Saturday, 29 December 2012

In two minds

I always feel ambivalent about other people’s miseries. On the one hand I want to help them and make them feel better. On the other, I don’t want their misery to deflate my own happiness.

Should I respond altruistically or selfishly? Should I think of their well-being or my own? Should I leave them to sort out their own negative feelings or ride to the rescue?

I think this ambivalence is quite common. Although there’s a huge market for books about people’s miserable past, about the abuse and neglect and poverty and self-hatred, in our daily life we may turn away from a stranger’s rambling hard luck story with a dismissive shrug. It may be too much to handle if we’re already wrestling with a dozen problems of our own.

Some people’s misery is so personal, so rooted in their own psyche and their way of seeing things, that it can be hard to relieve it however much we try. Any amount of sympathetic listening, intelligent advice or tough talking may cheer them up for half an hour but then the misery returns.

Also, misery can be very multi-layered. It can take time to dig out the exact cause. What someone tells us to begin with may be only the most trivial bits, the bits that are easiest to talk about. It may take a lot of patient coaxing to get to the heart of what’s clawing at them.

If it’s someone we love, that patience is easily come-by. But if it’s a mere acquaintance, we’re nervous about what we might be getting into and we’re more cautious with our concern.

And of course people often hide their misery. It’s embarrassing to confess that they don’t enjoy life. They see it as a personal failure, a temperamental flaw. They’d rather keep this awful affliction to themselves. We may guess at their private sorrow, but there’s no way they’ll talk about it.

But if it’s possible to ease someone’s misery and make them a little happier, it’s one of the most satisfying feelings in the world. What more can you do for another human being?

Tuesday, 14 July 2009

Impatience

I used to think I was a very patient person, always steeped in a sort of Zen Buddhist serenity, unphased by anything. But it ain't true, I'm actually very impatient about a lot of things.

I'm particularly impatient about having to wait for service. If I'm in a phone queue, or a cashdesk queue, or a bus queue, I get very exasperated. It's wasted time I can't use for anything else (unless I happen to have a book with me). Why can't they just employ more staff, provide more buses, speed up a bit?

I know it's not good for my blood pressure. I know I should be more philosophical about things I can't control. I know those concerned are probably doing their best under pressure. But something gets stirred up and irritation takes over.

I also get impatient (or more likely steaming mad) with people who do things wrong. I don't mean minor mistakes like burning the toast. I mean major things like delivering the wrong furniture or charging me twice for something. Why can't they simply check the details properly and take a bit more care? As someone who habitually double checks and makes sure I've "got it right", I don't understand such sloppiness.

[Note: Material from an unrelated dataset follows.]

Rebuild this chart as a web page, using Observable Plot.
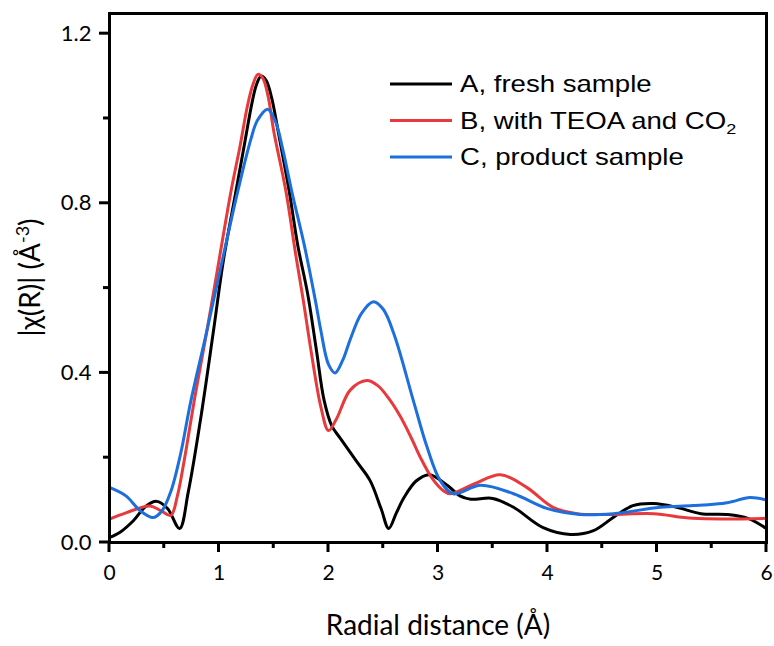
<!DOCTYPE html>
<html><head><meta charset="utf-8">
<script src="https://cdn.jsdelivr.net/npm/d3@7"></script>
<script src="https://cdn.jsdelivr.net/npm/@observablehq/plot@0.6"></script>
<style>
body{margin:0;background:#fff}
#chart{width:774px;height:646px}
</style>
</head><body><div id="chart"></div>
<script>
// Series labels and colours
const seriesNames = ["A, fresh sample", "B, with TEOA and CO2", "C, product sample"];
const seriesColors = ["#000000", "#e8393c", "#1c6fdc"];

// A, fresh sample
const rA = [0, 0.1, 0.22, 0.33, 0.43, 0.53, 0.64, 0.72, 0.83, 0.95, 1.04, 1.15, 1.233, 1.3, 1.34, 1.385, 1.43, 1.48, 1.54, 1.64, 1.72, 1.81, 1.89, 1.96, 2.03, 2.11, 2.26, 2.38, 2.48, 2.55, 2.62, 2.69, 2.8, 2.92, 3.09, 3.2, 3.3, 3.5, 3.69, 3.96, 4.21, 4.42, 4.6, 4.78, 4.97, 5.18, 5.4, 5.64, 5.83, 6.0];
const vA = [0.012, 0.025, 0.052, 0.085, 0.097, 0.08, 0.033, 0.12, 0.288, 0.5, 0.665, 0.822, 0.94, 1.035, 1.078, 1.10, 1.09, 1.05, 0.97, 0.83, 0.70, 0.586, 0.453, 0.335, 0.275, 0.245, 0.19, 0.146, 0.08, 0.033, 0.07, 0.106, 0.145, 0.16, 0.134, 0.11, 0.102, 0.104, 0.083, 0.035, 0.019, 0.028, 0.059, 0.087, 0.092, 0.083, 0.068, 0.066, 0.057, 0.033];

// B, with TEOA and CO2
const rB = [0, 0.15, 0.37, 0.47, 0.56, 0.62, 0.68, 0.785, 0.89, 1.0, 1.105, 1.196, 1.26, 1.31, 1.355, 1.4, 1.45, 1.5, 1.61, 1.7, 1.77, 1.84, 1.93, 2.0, 2.07, 2.2, 2.35, 2.45, 2.55, 2.65, 2.75, 2.85, 2.95, 3.05, 3.11, 3.33, 3.57, 3.81, 4.05, 4.27, 4.57, 4.97, 5.33, 6.0];
const vB = [0.055, 0.07, 0.086, 0.075, 0.064, 0.11, 0.19, 0.351, 0.5, 0.665, 0.822, 0.94, 1.03, 1.08, 1.104, 1.095, 1.05, 0.97, 0.83, 0.68, 0.571, 0.453, 0.32, 0.264, 0.29, 0.36, 0.382, 0.37, 0.34, 0.30, 0.25, 0.195, 0.15, 0.122, 0.115, 0.138, 0.16, 0.13, 0.083, 0.068, 0.066, 0.068, 0.057, 0.057];

// C, product sample
const rC = [0, 0.15, 0.28, 0.4, 0.48, 0.56, 0.65, 0.74, 0.89, 1.03, 1.166, 1.29, 1.35, 1.445, 1.52, 1.58, 1.67, 1.78, 1.88, 1.93, 2.0, 2.06, 2.13, 2.2, 2.3, 2.41, 2.5, 2.6, 2.78, 2.9, 3.02, 3.14, 3.39, 3.69, 4.0, 4.3, 4.6, 5.03, 5.33, 5.64, 5.85, 6.0];
const vC = [0.13, 0.11, 0.075, 0.059, 0.075, 0.12, 0.21, 0.33, 0.5, 0.665, 0.822, 0.95, 0.995, 1.022, 0.99, 0.93, 0.822, 0.70, 0.571, 0.50, 0.42, 0.40, 0.43, 0.48, 0.54, 0.568, 0.55, 0.49, 0.33, 0.225, 0.146, 0.115, 0.135, 0.115, 0.08, 0.066, 0.068, 0.083, 0.087, 0.094, 0.106, 0.1];

// Axis ticks and titles
const xMajor = [0, 1, 2, 3, 4, 5, 6];
const xMinor = [0.5, 1.5, 2.5, 3.5, 4.5, 5.5];
const yMajor = [0, 0.4, 0.8, 1.2];
const yMinor = [0.2, 0.6, 1.0];
const xTitle = "Radial distance (Å)";

const table = [];
[[rA, vA], [rB, vB], [rC, vC]].forEach(([rs, vs], i) => {
  rs.forEach((r, j) => table.push({s: seriesNames[i], r, v: vs[j]}));
});

const plot = Plot.plot({
  width: 774, height: 646,
  marginLeft: 109, marginRight: 8, marginTop: 13, marginBottom: 104,
  style: {fontFamily: "Lato, sans-serif", background: "white", color: "black", overflow: "visible"},
  x: {domain: [0, 6]},
  y: {domain: [0, 1.2476]},
  color: {domain: seriesNames, range: seriesColors},
  marks: [
    Plot.line(table, {x: "r", y: "v", z: "s", stroke: "s", curve: "catmull-rom", strokeWidth: 3}),
    Plot.frame({stroke: "black", strokeWidth: 3}),
    Plot.axisX(xMajor, {tickSize: 0, tickPadding: 23, fontSize: 21, label: null}),
    Plot.axisY(yMajor, {tickSize: 0, tickPadding: 18, fontSize: 22, tickFormat: d3.format(".1f"), label: null}),
    Plot.text([xTitle], {frameAnchor: "bottom", dy: 84, fontSize: 28, lineAnchor: "middle"})
  ]
});
document.getElementById("chart").appendChild(plot);

const svg = d3.select(plot);
const sx = plot.scale("x"), sy = plot.scale("y");
const x0 = sx.apply(0), y0 = sy.apply(0);

// Outward tick marks drawn from the plot's own scales (as filled rects)
const ticks = svg.append("g").attr("fill", "#000");
[[xMajor, 10], [xMinor, 6]].forEach(([vals, len]) => {
  vals.forEach(v => ticks.append("rect")
    .attr("x", sx.apply(v) - 1.5).attr("width", 3)
    .attr("y", y0).attr("height", len));
});
[[yMajor, 10], [yMinor, 6]].forEach(([vals, len]) => {
  vals.forEach(v => ticks.append("rect")
    .attr("y", sy.apply(v) - 1.5).attr("height", 3)
    .attr("x", x0 - len).attr("width", len));
});

// Y axis title with superscript
const yt = svg.append("text")
  .attr("transform", "translate(40,277.5) rotate(-90)")
  .attr("text-anchor", "middle")
  .attr("font-family", "Lato, sans-serif")
  .attr("font-size", 28)
  .attr("fill", "black");
yt.append("tspan").text("|χ(R)| (Å");
yt.append("tspan").attr("font-size", 18).attr("dy", -11).text("-3");
yt.append("tspan").attr("dy", 11).text(")");

// Legend
const legY = [84, 120.5, 157];
const leg = svg.append("g").attr("font-family", "'Liberation Sans', Arial, sans-serif").attr("font-size", 23).attr("text-anchor", "start");
seriesNames.forEach((name, i) => {
  const g = leg.append("g").attr("transform", `translate(0,${legY[i]})`);
  g.append("line").attr("x1", 390).attr("x2", 452).attr("y1", 0).attr("y2", 0)
    .attr("stroke", seriesColors[i]).attr("stroke-width", 3);
  const t = g.append("text").attr("x", 460).attr("y", 8).attr("fill", "black").attr("text-anchor", "start")
    .attr("transform", "translate(460,0) scale(1.2,1) translate(-460,0)");
  if (name.endsWith("CO2")) {
    t.append("tspan").text(name.slice(0, -1));
    t.append("tspan").attr("font-size", 15).attr("dy", 6).text("2");
  } else {
    t.text(name);
  }
});
</script>
</body></html>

But in other ways I have infinite, bottomless patience. Being pretty unconventional myself, I'm very sympathetic to other people's oddities - their strange quirks of behaviour, their outlandish opinions, their eccentric clothing. I'm always curious about why they do what they do, why they think in a certain way, why they defy the usual social norms. I have a huge appetite for human diversity and variety, it's what makes life so fascinating.

And of course I have plenty of patience for my partner, for her myriad little habits and peculiarities, all of which I find endlessly endearing and lovable. Well, I've got to say that, haven't I?